Friday 18 June 2021

Need to stay away…

   Yep, I do… from alcohol! I mean. I don’t have a stop. It’s either drink and drink too much or not at all. And I need to stick to not drinking! 

  During the drinking and the day after it’s bloody beautiful being pain free which is why I end up drinking loads… most people have no idea of the pain I deal with daily, so yeah me being shit faced helps with that. But I need to stop, the hangovers are bad, I get bad withdrawal too. I get hot and cold, I shake, my body can’t function, my head hurts… but still pain free till that night comes then the pain is slowly creeping it’s way forward.

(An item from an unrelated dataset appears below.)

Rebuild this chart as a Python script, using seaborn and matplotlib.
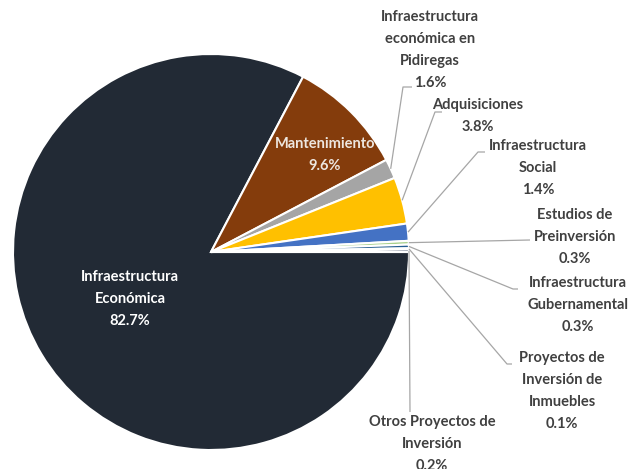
import numpy as np
import matplotlib
matplotlib.use("Agg")
import matplotlib.pyplot as plt
import seaborn as sns

# Data
categories = ["Infraestructura\nEconómica", "Mantenimiento", "Infraestructura\neconómica en\nPidiregas",
              "Adquisiciones", "Infraestructura\nSocial", "Estudios de\nPreinversión",
              "Infraestructura\nGubernamental", "Proyectos de\nInversión de\nInmuebles",
              "Otros Proyectos de\nInversión"]
shares = [82.7, 9.6, 1.6, 3.8, 1.4, 0.3, 0.3, 0.1, 0.2]
colors = ["#222A35", "#843C0C", "#A5A5A5", "#FFC000", "#4472C4", "#A9D18E", "#255E91", "#9DB3D6", "#1F2D4A"]

sns.set_theme(style="white")
plt.rcParams["font.family"] = ["Lato", "DejaVu Sans"]

W, H = 635, 469
fig = plt.figure(figsize=(W / 100, H / 100), dpi=100)
ax = fig.add_axes([0, 0, 1, 1])

cx, cy, r = 211, H - 252, 198
wedges, _ = ax.pie(shares, colors=colors, startangle=0, counterclock=False,
                   center=(cx, cy), radius=r, frame=True,
                   wedgeprops=dict(edgecolor="white", linewidth=1.5))
ax.set_xlim(0, W)
ax.set_ylim(0, H)
ax.set_aspect("equal")
ax.axis("off")

lbl_color = "#404040"
fs = 10.5
ls = 1.7

def txt(i):
    return f"{categories[i]}\n{shares[i]:.1f}%"

# inside labels
ax.text(130, H - 299, txt(0), ha="center", va="center", color="white",
        fontsize=fs, fontweight="bold", linespacing=ls)
ax.text(325, H - 155, txt(1), ha="center", va="center", color="#EDE6DF",
        fontsize=fs, fontweight="bold", linespacing=ls)

# outside labels: (text x, text y, elbow x, elbow y, end x) in pixel space
outside = {
    2: (430, 50, 403, 87, 412),
    3: (478, 116, 435, 112, 442),
    4: (538, 168, 478, 152, 485),
    5: (575, 237, 530, 240, 530),
    6: (578, 305, 513, 289, 518),
    7: (562, 391, 507, 364, 512),
    8: (432, 444, 410, 412, 410),
}
for i, (tx, ty, ex, ey, endx) in outside.items():
    w = wedges[i]
    ang = np.deg2rad((w.theta1 + w.theta2) / 2)
    px, py = cx + r * np.cos(ang), cy + r * np.sin(ang)
    ax.plot([px, ex, endx], [py, H - ey, H - ey], color="#A6A6A6", lw=0.9,
            solid_capstyle="butt")
    ax.text(tx, H - ty, txt(i), ha="center", va="center", color=lbl_color,
            fontsize=fs, fontweight="bold", linespacing=ls)

fig.savefig("out.png", dpi=100, facecolor="white")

I also need to stop because mentally throws me west. Depression kicks in. Loneliness. Overthinking and thinking. It just makes me an emotional mess. Well. More of an emotional mess! I realise that I will not find anyone. Nope. And it gets to me. I’ve accepted it. But as I have said before it still hits me and I get sad. Like, why don’t I deserve to be with someone? Why do I deserve to be alone forever? It’s a sucky feeling. Honestly. 

  Anyway, I needed to rant. But as I’ve said before nobody rant too as I have no mates who would help and listen, obviously no guy. Gonna go sleep and hope I dream that better life. Because quite frankly, I hate mine.